When pensioner Len Brittle met the Queen he wanted to burst into song as a band struck up in the background.
But he instinctively knew it was the wrong occasion to let rip into the old music hall song My Old Dutch.
This Wednesday however, the time is right for 73-year-old Len as he takes to the stage at County Hall, Oxford, in a day of celebration for the elderly.
Len, of Pococks Close, Bampton, is one of a handful of selected entertainers who are showing off their talents to mark the end of the county council's Better Government for Older People project.
He is singing a medley of old favourites, including It Had To Be You, A Nightingale Sang in Berkeley Square, My Dearest Dear, and the one he nearly gave to the Queen, My Old Dutch.

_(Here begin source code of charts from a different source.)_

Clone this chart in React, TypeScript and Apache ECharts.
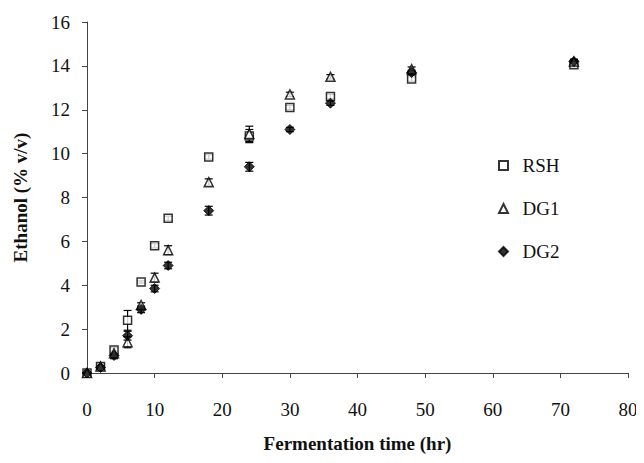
import React, { useEffect, useRef } from "react";
import * as echarts from "echarts";

const times = [0, 2, 4, 6, 8, 10, 12, 18, 24, 30, 36, 48, 72];
const rsh = [0, 0.3, 1.05, 2.4, 4.15, 5.8, 7.05, 9.85, 10.8, 12.1, 12.6, 13.4, 14.05];
const rshErr = [0.05, 0.1, 0.1, 0.45, 0.05, 0.1, 0.1, 0.1, 0.3, 0.1, 0.1, 0.1, 0.1];
const dg1 = [0, 0.3, 0.9, 1.4, 3.1, 4.35, 5.6, 8.7, 10.9, 12.7, 13.5, 13.85, 14.2];
const dg1Err = [0.05, 0.1, 0.1, 0.25, 0.1, 0.2, 0.2, 0.15, 0.35, 0.1, 0.1, 0.1, 0.1];
const dg2 = [0, 0.25, 0.8, 1.7, 2.9, 3.85, 4.9, 7.4, 9.4, 11.1, 12.3, 13.7, 14.2];
const dg2Err = [0.05, 0.1, 0.15, 0.2, 0.15, 0.15, 0.15, 0.2, 0.2, 0.1, 0.1, 0.1, 0.1];
const xTicks = { min: 0, max: 80, interval: 10 };
const yTicks = { min: 0, max: 16, interval: 2 };

const FONT = "Liberation Serif";

function errorSeries(vals: number[], errs: number[]) {
  const data = times.map((t, i) => [t, vals[i] - errs[i], vals[i] + errs[i]]);
  return {
    type: "custom",
    silent: true,
    z: 1,
    renderItem: (params: any, api: any) => {
      const x = api.value(0);
      const lo = api.coord([x, api.value(1)]);
      const hi = api.coord([x, api.value(2)]);
      const w = 4;
      const style = { stroke: "#000", lineWidth: 1.2 };
      return {
        type: "group",
        children: [
          { type: "line", shape: { x1: lo[0], y1: lo[1], x2: hi[0], y2: hi[1] }, style },
          { type: "line", shape: { x1: lo[0] - w, y1: lo[1], x2: lo[0] + w, y2: lo[1] }, style },
          { type: "line", shape: { x1: hi[0] - w, y1: hi[1], x2: hi[0] + w, y2: hi[1] }, style },
        ],
      };
    },
    data,
  };
}

export default function App() {
  const ref = useRef<HTMLDivElement>(null);
  useEffect(() => {
    if (!ref.current) return;
    const chart = echarts.init(ref.current, undefined, { renderer: "svg" });
    const pts = (vals: number[]) => times.map((t, i) => [t, vals[i]]);
    chart.setOption({
      animation: false,
      backgroundColor: "#fff",
      grid: { left: 79, right: 8, top: 14, bottom: 82, containLabel: false, outerBoundsMode: "none" },
      legend: {
        orient: "vertical",
        left: 485,
        top: 143,
        itemGap: 24,
        itemWidth: 9,
        itemHeight: 9,
        formatter: "  {name}",
        textStyle: { fontFamily: FONT, fontSize: 19, color: "#111" },
        data: ["RSH", "DG1", "DG2"],
      },
      xAxis: {
        type: "value",
        ...xTicks,
        name: "Fermentation time (hr)",
        nameLocation: "middle",
        nameGap: 61,
        nameTextStyle: { fontFamily: FONT, fontSize: 19, fontWeight: "bold", color: "#111" },
        axisLine: { lineStyle: { color: "#444", width: 1 } },
        axisTick: { show: true, length: 5, lineStyle: { color: "#444" } },
        axisLabel: { margin: 27, fontFamily: FONT, fontSize: 19, color: "#111" },
        splitLine: { show: false },
      },
      yAxis: {
        type: "value",
        ...yTicks,
        name: "Ethanol (% v/v)",
        nameLocation: "middle",
        nameGap: 57,
        nameRotate: 90,
        nameTextStyle: { fontFamily: FONT, fontSize: 19, fontWeight: "bold", color: "#111" },
        axisLine: { show: true, lineStyle: { color: "#444", width: 1 } },
        axisTick: { show: true, length: 5, lineStyle: { color: "#444" } },
        axisLabel: { margin: 17, fontFamily: FONT, fontSize: 19, color: "#111" },
        splitLine: { show: false },
      },
      series: [
        errorSeries(rsh, rshErr),
        errorSeries(dg1, dg1Err),
        errorSeries(dg2, dg2Err),
        {
          name: "RSH",
          type: "scatter",
          symbol: "rect",
          symbolSize: 8,
          z: 3,
          itemStyle: { color: "#fff", borderColor: "#000", borderWidth: 1.5 },
          data: pts(rsh),
        },
        {
          name: "DG1",
          type: "scatter",
          symbol: "triangle",
          symbolSize: 9,
          z: 3,
          itemStyle: { color: "#fff", borderColor: "#000", borderWidth: 1.5 },
          data: pts(dg1),
        },
        {
          name: "DG2",
          type: "scatter",
          symbol: "diamond",
          symbolSize: 10,
          z: 4,
          itemStyle: { color: "#000", borderColor: "#000", borderWidth: 1 },
          data: pts(dg2),
        },
      ],
    });
    return () => chart.dispose();
  }, []);
  return <div ref={ref} style={{ width: 628, height: 447 }} />;
}
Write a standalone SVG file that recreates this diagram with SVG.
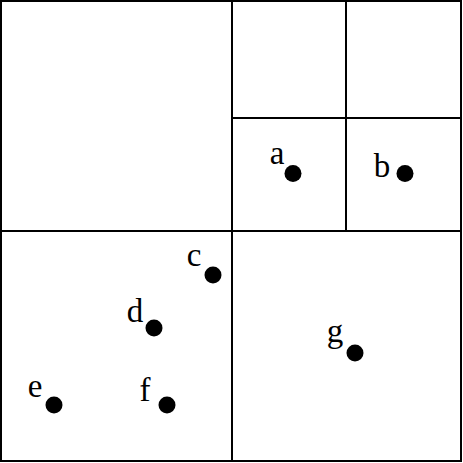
<svg xmlns="http://www.w3.org/2000/svg" width="463" height="463" viewBox="0 0 463 463">
<style>
.ln{stroke:#000;stroke-width:2;fill:none}
.pt{fill:#000}
.lb{font-family:"Liberation Serif","Times New Roman",serif;font-size:33px;fill:#000;text-anchor:middle}
</style>
<rect width="463" height="463" fill="#fff"/>
<g id="connectors">
<rect class="ln" x="1" y="1" width="460" height="460"/>
<line class="ln" x1="232" y1="1" x2="232" y2="461"/>
<line class="ln" x1="1" y1="231" x2="461" y2="231"/>
<line class="ln" x1="232" y1="118" x2="461" y2="118"/>
<line class="ln" x1="346" y1="1" x2="346" y2="231"/>
</g>
<g id="a"><circle class="pt" cx="293" cy="173.5" r="8.5"/><text class="lb" x="277" y="164">a</text></g>
<g id="b"><circle class="pt" cx="405" cy="173.5" r="8.5"/><text class="lb" x="382" y="177">b</text></g>
<g id="c"><circle class="pt" cx="213" cy="275" r="8.5"/><text class="lb" x="194" y="266">c</text></g>
<g id="d"><circle class="pt" cx="154" cy="328" r="8.5"/><text class="lb" x="135" y="322">d</text></g>
<g id="e"><circle class="pt" cx="54" cy="405" r="8.5"/><text class="lb" x="35" y="397">e</text></g>
<g id="f"><circle class="pt" cx="167" cy="405" r="8.5"/><text class="lb" x="145" y="401">f</text></g>
<g id="g"><circle class="pt" cx="355" cy="353" r="8.5"/><text class="lb" x="335" y="342">g</text></g>
</svg>
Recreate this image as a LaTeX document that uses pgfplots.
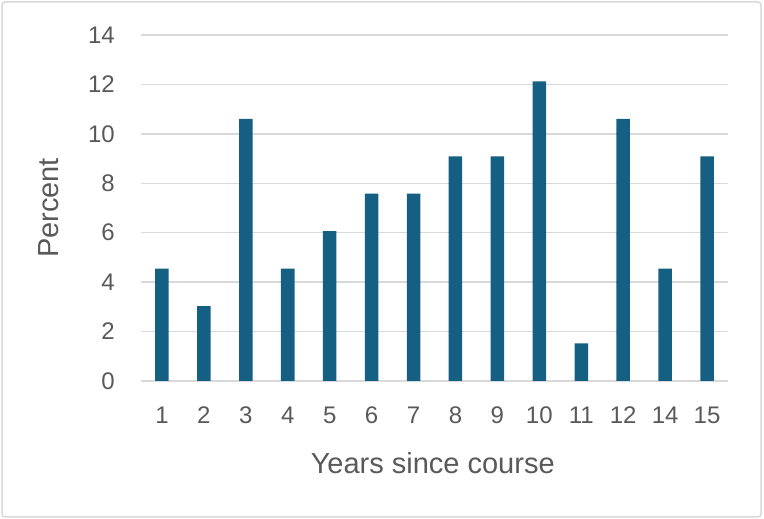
\documentclass[border=0pt]{standalone}
\usepackage{pgfplots}
\pgfplotsset{compat=1.18}
\usepackage{fontspec}
\setmainfont{Liberation Sans}
\definecolor{bar}{HTML}{156082}
\definecolor{txt}{HTML}{595959}
\definecolor{grd}{HTML}{D9D9D9}
\begin{document}
\begin{tikzpicture}[x=1pt,y=1pt]
\path (0,0) rectangle (764,519);
\draw[grd, line width=1.5pt, rounded corners=3pt] (2,2) rectangle (761,517);
\begin{axis}[
  at={(141pt,138pt)}, anchor=south west,
  scale only axis, width=587pt, height=346pt,
  xmin=-0.5, xmax=13.5, ymin=0, ymax=14,
  ytick={0,2,...,14},
  xtick={0,...,13},
  xticklabels={1,2,3,4,5,6,7,8,9,10,11,12,14,15},
  axis line style={draw=none},
  major tick length=0pt,
  ymajorgrids, grid style={grd, line width=1.5pt},
  tick label style={font=\fontsize{24}{28}\selectfont, text=txt},
  /pgf/number format/assume math mode=true,
  yticklabel style={anchor=east, inner sep=0pt, xshift=-26pt},
  xticklabel style={anchor=center, inner sep=0pt, yshift=-34pt},
  xlabel={Years since course}, ylabel={Percent},
  label style={font=\fontsize{29}{33}\selectfont, text=txt},
  xlabel style={at={(axis description cs:0.497,-0.237)}, anchor=center},
  ylabel style={at={(axis description cs:-0.158,0.5)}, anchor=center, rotate=0},
  clip=false,
]
\addplot[ybar, bar width=13.5pt, fill=bar, draw=none] coordinates {
(0,4.55) (1,3.03) (2,10.61) (3,4.55) (4,6.06) (5,7.58) (6,7.58)
(7,9.09) (8,9.09) (9,12.12) (10,1.52) (11,10.61) (12,4.55) (13,9.09)};
\end{axis}
\end{tikzpicture}
\end{document}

He and his wife, Olive, were among hundreds of couples invited to Buckingham Palace because they shared the same golden wedding anniversary year as the royal couple in 1997.
"It was a glorious day and I remember that moment very vividly," he recalled.
"Funnily enough, though I'm a Londoner, I didn't start singing until I was 60. When you are young you are too frightened to get up and sing in front of people."
Len joined a local group of musicians, The Entertainers, and now does the odd show for elderly people in local nursing homes.
His pianist Joan Orkney, from The Entertainers, is away in America, so Len is taking a tape of her accompaniment to County Hall.
The event, to be opened by county council chairman Dave Green, the Lord Lieutenant of Oxfordshire Hugo Brunner and Cllr David Buckle, invites older people to share their energies and talents.
During the day, which starts at 11am, there will be performances of folk dancing, blues guitar, line dancing, exercise sessions and a disco.